EXERCISE GOAL → Copy exactly the lines of the material below that run from the one containing "The picture is" through the one containing "31.9, 3.7, 22.4, 30.1];". Copy no other lines.
==== DATA PROVIDED
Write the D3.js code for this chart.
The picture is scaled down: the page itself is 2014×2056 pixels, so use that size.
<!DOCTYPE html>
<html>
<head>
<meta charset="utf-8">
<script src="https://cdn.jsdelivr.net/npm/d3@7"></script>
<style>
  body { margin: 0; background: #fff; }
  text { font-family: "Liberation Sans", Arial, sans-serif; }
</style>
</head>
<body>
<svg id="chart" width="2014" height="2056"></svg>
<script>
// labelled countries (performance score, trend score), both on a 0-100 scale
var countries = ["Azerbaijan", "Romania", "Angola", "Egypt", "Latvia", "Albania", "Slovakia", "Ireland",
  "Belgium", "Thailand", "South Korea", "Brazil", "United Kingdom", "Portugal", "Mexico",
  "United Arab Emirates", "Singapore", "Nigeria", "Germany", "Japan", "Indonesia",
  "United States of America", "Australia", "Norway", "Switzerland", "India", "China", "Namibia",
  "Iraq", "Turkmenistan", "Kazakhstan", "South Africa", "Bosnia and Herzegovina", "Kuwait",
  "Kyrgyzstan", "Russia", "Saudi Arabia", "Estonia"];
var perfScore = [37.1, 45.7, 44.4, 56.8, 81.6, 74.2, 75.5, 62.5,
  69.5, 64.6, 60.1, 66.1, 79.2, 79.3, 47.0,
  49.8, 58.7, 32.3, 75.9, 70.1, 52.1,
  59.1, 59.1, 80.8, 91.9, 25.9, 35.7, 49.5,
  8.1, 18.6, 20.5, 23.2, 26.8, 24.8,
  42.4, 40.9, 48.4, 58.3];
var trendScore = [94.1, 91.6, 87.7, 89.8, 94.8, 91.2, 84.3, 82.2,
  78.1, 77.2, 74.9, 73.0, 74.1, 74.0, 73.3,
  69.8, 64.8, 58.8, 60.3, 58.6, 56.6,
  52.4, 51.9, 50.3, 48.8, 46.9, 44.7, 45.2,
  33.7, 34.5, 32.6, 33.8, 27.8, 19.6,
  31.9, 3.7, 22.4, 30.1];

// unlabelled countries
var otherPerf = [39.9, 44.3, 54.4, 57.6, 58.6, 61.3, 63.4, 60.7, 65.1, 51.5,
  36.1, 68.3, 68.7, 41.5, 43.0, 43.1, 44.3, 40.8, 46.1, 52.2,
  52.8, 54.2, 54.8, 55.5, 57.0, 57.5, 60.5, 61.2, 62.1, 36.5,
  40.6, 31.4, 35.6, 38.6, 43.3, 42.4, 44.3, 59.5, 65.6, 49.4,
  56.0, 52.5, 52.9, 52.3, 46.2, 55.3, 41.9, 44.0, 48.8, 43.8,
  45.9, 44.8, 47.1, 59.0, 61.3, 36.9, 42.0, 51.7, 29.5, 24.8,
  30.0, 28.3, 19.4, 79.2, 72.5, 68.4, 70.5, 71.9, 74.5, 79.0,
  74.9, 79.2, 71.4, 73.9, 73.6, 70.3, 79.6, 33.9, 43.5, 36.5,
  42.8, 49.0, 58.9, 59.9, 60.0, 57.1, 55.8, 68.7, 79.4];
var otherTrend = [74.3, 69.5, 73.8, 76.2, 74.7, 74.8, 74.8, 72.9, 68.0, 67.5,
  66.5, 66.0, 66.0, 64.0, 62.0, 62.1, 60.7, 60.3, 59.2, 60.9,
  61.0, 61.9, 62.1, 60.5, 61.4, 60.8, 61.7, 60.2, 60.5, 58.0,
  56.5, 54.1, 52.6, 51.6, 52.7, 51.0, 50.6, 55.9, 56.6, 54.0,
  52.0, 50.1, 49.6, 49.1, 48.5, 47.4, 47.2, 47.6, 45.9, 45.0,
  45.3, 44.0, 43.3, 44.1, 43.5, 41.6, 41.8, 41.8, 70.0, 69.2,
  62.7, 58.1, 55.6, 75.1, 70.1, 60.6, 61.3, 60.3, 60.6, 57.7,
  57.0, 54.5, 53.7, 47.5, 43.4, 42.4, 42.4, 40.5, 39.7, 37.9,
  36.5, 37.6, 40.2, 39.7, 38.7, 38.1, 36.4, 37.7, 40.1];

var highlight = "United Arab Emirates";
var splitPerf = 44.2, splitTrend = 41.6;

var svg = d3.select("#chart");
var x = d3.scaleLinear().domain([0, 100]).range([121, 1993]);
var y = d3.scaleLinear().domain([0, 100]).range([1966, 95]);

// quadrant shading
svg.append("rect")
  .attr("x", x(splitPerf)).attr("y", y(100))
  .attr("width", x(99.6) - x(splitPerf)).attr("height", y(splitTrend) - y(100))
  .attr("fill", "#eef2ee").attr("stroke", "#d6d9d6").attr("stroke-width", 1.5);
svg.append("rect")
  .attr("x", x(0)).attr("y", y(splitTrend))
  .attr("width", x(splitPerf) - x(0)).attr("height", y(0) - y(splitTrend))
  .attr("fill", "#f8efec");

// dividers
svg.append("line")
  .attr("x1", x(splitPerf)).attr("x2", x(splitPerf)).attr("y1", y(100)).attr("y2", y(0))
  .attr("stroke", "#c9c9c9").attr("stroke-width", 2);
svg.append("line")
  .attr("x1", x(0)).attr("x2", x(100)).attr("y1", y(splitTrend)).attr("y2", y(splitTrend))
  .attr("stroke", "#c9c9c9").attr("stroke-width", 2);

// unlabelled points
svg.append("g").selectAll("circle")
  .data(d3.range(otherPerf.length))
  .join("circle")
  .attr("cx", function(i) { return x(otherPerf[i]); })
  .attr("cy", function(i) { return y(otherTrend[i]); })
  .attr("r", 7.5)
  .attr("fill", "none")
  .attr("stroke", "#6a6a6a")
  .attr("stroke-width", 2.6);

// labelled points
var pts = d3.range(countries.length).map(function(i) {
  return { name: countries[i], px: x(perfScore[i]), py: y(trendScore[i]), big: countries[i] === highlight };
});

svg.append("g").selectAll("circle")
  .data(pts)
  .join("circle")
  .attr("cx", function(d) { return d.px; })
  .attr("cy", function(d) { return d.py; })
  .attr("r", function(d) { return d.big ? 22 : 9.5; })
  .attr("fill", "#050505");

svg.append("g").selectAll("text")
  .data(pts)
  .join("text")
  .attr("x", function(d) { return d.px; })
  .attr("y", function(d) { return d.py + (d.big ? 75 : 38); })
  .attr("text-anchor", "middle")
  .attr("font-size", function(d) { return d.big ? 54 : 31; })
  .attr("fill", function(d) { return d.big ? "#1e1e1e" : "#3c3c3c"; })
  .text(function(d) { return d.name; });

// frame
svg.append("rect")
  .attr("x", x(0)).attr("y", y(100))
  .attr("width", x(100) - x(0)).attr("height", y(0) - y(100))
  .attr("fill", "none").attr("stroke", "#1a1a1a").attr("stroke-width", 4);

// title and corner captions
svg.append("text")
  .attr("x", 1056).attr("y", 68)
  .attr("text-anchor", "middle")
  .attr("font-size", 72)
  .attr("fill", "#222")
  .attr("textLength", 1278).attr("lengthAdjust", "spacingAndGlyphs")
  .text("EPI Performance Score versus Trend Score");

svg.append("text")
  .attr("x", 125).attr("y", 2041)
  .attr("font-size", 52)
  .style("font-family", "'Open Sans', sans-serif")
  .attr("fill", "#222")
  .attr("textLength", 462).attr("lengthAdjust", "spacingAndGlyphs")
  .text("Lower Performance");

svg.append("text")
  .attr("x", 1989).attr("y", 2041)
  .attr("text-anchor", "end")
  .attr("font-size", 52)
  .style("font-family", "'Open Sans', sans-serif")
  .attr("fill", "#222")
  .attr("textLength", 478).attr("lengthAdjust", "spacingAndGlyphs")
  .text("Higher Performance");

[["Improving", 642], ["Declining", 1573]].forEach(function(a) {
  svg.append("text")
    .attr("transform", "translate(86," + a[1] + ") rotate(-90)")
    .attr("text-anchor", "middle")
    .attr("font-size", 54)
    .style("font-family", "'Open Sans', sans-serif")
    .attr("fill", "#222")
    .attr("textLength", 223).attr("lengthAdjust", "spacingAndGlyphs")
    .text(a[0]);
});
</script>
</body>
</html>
========
OUTPUT OF THE EXERCISE →
The picture is scaled down: the page itself is 2014×2056 pixels, so use that size.
<!DOCTYPE html>
<html>
<head>
<meta charset="utf-8">
<script src="https://cdn.jsdelivr.net/npm/d3@7"></script>
<style>
  body { margin: 0; background: #fff; }
  text { font-family: "Liberation Sans", Arial, sans-serif; }
</style>
</head>
<body>
<svg id="chart" width="2014" height="2056"></svg>
<script>
// labelled countries (performance score, trend score), both on a 0-100 scale
var countries = ["Azerbaijan", "Romania", "Angola", "Egypt", "Latvia", "Albania", "Slovakia", "Ireland",
  "Belgium", "Thailand", "South Korea", "Brazil", "United Kingdom", "Portugal", "Mexico",
  "United Arab Emirates", "Singapore", "Nigeria", "Germany", "Japan", "Indonesia",
  "United States of America", "Australia", "Norway", "Switzerland", "India", "China", "Namibia",
  "Iraq", "Turkmenistan", "Kazakhstan", "South Africa", "Bosnia and Herzegovina", "Kuwait",
  "Kyrgyzstan", "Russia", "Saudi Arabia", "Estonia"];
var perfScore = [37.1, 45.7, 44.4, 56.8, 81.6, 74.2, 75.5, 62.5,
  69.5, 64.6, 60.1, 66.1, 79.2, 79.3, 47.0,
  49.8, 58.7, 32.3, 75.9, 70.1, 52.1,
  59.1, 59.1, 80.8, 91.9, 25.9, 35.7, 49.5,
  8.1, 18.6, 20.5, 23.2, 26.8, 24.8,
  42.4, 40.9, 48.4, 58.3];
var trendScore = [94.1, 91.6, 87.7, 89.8, 94.8, 91.2, 84.3, 82.2,
  78.1, 77.2, 74.9, 73.0, 74.1, 74.0, 73.3,
  69.8, 64.8, 58.8, 60.3, 58.6, 56.6,
  52.4, 51.9, 50.3, 48.8, 46.9, 44.7, 45.2,
  33.7, 34.5, 32.6, 33.8, 27.8, 19.6,
  31.9, 3.7, 22.4, 30.1];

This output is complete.